Stored records

********************

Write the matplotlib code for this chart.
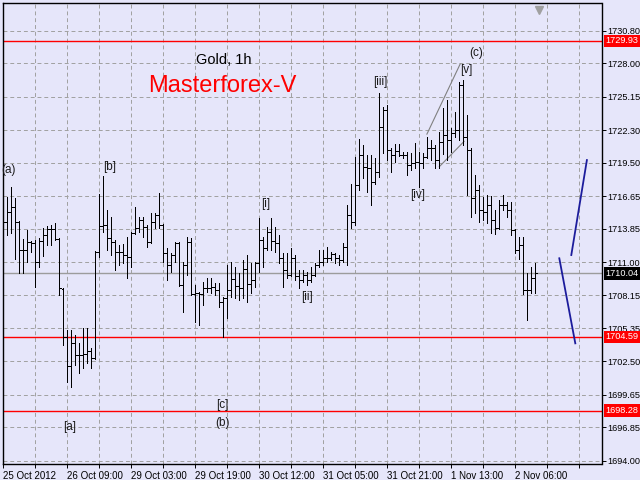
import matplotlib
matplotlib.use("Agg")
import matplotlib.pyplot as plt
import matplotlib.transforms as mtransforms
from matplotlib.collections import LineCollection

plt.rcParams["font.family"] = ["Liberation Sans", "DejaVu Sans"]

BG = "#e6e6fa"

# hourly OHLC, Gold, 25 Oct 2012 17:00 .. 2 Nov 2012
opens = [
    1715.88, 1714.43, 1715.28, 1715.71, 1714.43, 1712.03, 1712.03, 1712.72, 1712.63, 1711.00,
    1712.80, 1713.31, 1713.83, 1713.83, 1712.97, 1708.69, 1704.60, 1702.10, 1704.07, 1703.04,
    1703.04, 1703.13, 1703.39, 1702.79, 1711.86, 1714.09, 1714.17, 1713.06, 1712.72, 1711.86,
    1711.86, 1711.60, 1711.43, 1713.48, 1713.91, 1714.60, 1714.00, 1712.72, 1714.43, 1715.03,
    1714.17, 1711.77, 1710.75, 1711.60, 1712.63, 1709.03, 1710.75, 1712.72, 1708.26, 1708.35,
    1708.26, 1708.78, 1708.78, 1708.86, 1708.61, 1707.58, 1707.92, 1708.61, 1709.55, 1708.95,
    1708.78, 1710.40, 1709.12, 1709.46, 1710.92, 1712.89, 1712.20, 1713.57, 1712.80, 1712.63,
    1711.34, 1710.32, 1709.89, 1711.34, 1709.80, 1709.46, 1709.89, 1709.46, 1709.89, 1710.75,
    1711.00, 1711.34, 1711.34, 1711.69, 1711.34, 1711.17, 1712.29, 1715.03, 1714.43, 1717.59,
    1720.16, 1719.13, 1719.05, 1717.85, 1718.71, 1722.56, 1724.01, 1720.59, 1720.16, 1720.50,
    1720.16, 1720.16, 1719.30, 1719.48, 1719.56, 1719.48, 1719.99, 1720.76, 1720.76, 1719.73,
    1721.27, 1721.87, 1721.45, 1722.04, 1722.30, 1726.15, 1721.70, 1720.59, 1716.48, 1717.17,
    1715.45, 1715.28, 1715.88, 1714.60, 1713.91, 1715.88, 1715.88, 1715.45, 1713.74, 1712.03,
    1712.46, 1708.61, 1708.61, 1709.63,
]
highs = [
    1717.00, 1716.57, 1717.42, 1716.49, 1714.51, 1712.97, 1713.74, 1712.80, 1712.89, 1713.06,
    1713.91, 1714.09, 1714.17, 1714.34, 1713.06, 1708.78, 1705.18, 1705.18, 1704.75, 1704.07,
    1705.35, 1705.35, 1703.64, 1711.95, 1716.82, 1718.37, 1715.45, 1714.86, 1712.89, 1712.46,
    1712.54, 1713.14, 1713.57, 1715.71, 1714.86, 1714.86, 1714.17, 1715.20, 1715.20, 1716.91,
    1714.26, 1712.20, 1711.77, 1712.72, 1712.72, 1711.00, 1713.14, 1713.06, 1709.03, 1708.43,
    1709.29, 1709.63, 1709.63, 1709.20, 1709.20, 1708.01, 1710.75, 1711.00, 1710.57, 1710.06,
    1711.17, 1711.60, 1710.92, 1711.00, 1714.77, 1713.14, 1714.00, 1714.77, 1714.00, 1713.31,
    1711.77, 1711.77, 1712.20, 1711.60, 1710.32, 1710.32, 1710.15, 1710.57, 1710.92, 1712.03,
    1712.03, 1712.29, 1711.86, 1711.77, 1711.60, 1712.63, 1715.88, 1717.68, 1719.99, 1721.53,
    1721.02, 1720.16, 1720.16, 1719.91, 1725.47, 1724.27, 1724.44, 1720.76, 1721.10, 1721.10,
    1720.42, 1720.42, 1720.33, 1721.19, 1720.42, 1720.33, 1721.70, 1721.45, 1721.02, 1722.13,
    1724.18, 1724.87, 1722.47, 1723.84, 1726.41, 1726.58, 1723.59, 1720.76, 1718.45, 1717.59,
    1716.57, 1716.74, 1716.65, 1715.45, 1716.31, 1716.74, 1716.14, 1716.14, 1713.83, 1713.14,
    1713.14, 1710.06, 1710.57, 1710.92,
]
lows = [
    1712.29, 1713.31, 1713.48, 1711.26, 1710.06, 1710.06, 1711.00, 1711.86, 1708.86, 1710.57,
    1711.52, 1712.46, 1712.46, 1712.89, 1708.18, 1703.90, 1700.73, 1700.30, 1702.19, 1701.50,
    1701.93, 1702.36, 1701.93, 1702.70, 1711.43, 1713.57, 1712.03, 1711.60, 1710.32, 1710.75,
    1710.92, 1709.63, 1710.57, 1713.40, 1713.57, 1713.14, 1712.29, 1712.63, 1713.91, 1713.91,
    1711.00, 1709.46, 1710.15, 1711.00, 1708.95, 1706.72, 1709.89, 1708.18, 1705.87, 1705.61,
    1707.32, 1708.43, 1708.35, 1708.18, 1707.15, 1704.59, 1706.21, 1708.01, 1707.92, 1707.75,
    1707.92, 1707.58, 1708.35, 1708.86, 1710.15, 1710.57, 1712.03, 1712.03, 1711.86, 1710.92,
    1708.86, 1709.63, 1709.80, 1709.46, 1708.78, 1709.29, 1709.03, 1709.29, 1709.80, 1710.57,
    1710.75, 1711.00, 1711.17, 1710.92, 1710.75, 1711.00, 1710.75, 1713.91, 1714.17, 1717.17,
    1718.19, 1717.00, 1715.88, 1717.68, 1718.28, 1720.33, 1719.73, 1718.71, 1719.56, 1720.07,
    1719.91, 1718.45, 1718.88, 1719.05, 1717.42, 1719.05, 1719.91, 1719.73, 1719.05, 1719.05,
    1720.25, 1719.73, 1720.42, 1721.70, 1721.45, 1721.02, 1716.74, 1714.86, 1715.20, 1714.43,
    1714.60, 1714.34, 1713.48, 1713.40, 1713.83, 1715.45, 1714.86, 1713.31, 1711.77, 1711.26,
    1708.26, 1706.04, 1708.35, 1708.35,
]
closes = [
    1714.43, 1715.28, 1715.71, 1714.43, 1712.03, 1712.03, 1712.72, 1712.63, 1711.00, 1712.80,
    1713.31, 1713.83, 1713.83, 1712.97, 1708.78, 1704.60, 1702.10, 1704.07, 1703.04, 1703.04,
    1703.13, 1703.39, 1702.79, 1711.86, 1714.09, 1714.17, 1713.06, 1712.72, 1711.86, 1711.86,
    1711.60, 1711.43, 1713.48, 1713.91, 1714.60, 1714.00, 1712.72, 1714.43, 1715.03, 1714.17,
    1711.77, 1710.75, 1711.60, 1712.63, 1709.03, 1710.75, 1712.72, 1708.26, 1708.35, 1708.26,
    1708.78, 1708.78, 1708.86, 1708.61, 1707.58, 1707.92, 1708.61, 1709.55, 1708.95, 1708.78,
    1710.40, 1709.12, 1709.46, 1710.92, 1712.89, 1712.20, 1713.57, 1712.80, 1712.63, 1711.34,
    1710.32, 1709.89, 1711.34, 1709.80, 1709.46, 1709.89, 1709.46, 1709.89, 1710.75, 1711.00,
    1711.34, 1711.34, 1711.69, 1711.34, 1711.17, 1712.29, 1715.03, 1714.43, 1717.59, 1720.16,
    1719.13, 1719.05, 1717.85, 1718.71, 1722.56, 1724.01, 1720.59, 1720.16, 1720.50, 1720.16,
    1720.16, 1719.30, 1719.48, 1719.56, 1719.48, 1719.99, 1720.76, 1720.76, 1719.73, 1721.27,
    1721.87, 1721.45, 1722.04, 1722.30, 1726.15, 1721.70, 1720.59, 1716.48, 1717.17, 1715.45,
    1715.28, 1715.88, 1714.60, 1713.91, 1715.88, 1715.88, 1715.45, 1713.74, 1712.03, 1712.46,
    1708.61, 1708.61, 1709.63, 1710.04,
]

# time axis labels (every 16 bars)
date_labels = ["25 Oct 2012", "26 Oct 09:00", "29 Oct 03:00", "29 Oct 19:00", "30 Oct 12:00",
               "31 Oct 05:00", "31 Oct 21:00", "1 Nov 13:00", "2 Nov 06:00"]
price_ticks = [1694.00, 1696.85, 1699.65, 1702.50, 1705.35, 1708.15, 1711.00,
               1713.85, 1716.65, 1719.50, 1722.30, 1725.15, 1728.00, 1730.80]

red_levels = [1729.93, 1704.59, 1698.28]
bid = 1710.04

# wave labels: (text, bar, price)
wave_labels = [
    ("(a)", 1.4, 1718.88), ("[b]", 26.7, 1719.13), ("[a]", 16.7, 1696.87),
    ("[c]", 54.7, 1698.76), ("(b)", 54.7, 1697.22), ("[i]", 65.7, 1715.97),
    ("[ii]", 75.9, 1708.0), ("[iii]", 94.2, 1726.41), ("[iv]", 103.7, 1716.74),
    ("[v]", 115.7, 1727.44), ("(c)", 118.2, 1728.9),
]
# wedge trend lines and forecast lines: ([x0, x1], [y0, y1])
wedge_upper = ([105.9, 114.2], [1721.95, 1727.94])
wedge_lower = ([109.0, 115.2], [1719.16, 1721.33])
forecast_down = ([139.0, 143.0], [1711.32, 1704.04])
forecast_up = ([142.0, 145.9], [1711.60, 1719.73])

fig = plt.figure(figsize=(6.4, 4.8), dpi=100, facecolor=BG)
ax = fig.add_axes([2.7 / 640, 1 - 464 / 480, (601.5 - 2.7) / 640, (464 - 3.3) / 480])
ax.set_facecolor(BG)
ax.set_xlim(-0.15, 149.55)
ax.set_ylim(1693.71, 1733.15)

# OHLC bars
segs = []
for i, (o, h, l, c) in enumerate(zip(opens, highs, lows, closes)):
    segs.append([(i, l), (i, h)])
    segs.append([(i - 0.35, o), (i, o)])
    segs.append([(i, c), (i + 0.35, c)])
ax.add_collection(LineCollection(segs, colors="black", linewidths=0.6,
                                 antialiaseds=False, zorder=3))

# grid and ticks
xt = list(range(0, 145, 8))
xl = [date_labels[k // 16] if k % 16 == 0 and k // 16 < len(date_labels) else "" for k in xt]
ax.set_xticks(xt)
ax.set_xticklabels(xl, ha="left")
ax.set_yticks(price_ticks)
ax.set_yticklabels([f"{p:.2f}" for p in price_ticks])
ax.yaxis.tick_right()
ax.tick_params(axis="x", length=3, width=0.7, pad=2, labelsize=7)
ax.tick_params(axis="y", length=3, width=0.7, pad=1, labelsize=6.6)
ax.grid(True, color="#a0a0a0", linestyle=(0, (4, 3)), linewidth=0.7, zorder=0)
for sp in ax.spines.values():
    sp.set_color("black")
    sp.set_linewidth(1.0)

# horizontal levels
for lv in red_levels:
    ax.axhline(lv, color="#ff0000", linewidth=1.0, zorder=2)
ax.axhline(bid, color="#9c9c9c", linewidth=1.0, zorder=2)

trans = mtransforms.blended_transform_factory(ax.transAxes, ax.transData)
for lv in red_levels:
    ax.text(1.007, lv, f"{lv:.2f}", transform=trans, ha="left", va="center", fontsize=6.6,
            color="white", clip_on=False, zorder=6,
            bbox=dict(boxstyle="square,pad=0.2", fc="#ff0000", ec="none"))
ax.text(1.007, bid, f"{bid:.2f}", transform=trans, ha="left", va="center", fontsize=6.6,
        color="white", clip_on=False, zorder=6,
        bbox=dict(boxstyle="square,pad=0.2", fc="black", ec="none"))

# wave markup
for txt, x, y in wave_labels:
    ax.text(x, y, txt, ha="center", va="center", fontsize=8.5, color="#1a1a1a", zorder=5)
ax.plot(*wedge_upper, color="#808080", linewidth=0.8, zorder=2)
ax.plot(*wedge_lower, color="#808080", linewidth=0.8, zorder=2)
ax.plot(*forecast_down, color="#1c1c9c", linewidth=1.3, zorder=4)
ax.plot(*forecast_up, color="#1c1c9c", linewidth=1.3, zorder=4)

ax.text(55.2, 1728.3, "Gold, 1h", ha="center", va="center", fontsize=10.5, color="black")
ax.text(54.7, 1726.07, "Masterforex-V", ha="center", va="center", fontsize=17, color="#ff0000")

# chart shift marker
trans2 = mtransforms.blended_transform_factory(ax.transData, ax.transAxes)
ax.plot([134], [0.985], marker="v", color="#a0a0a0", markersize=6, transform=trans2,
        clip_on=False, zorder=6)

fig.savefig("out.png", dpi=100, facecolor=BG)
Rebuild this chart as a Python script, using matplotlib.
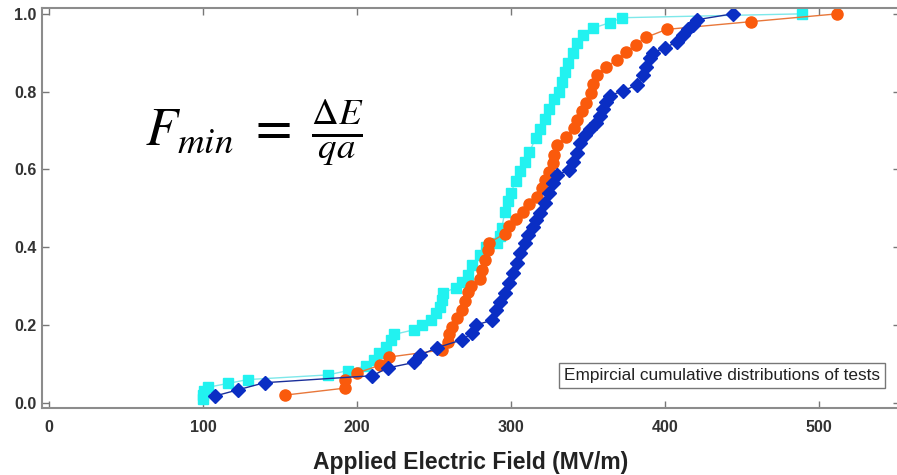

********************

# Exercise directions
For the entries above, state how many lines contain the word "this". Provide the number by itself.

# Worked solution
2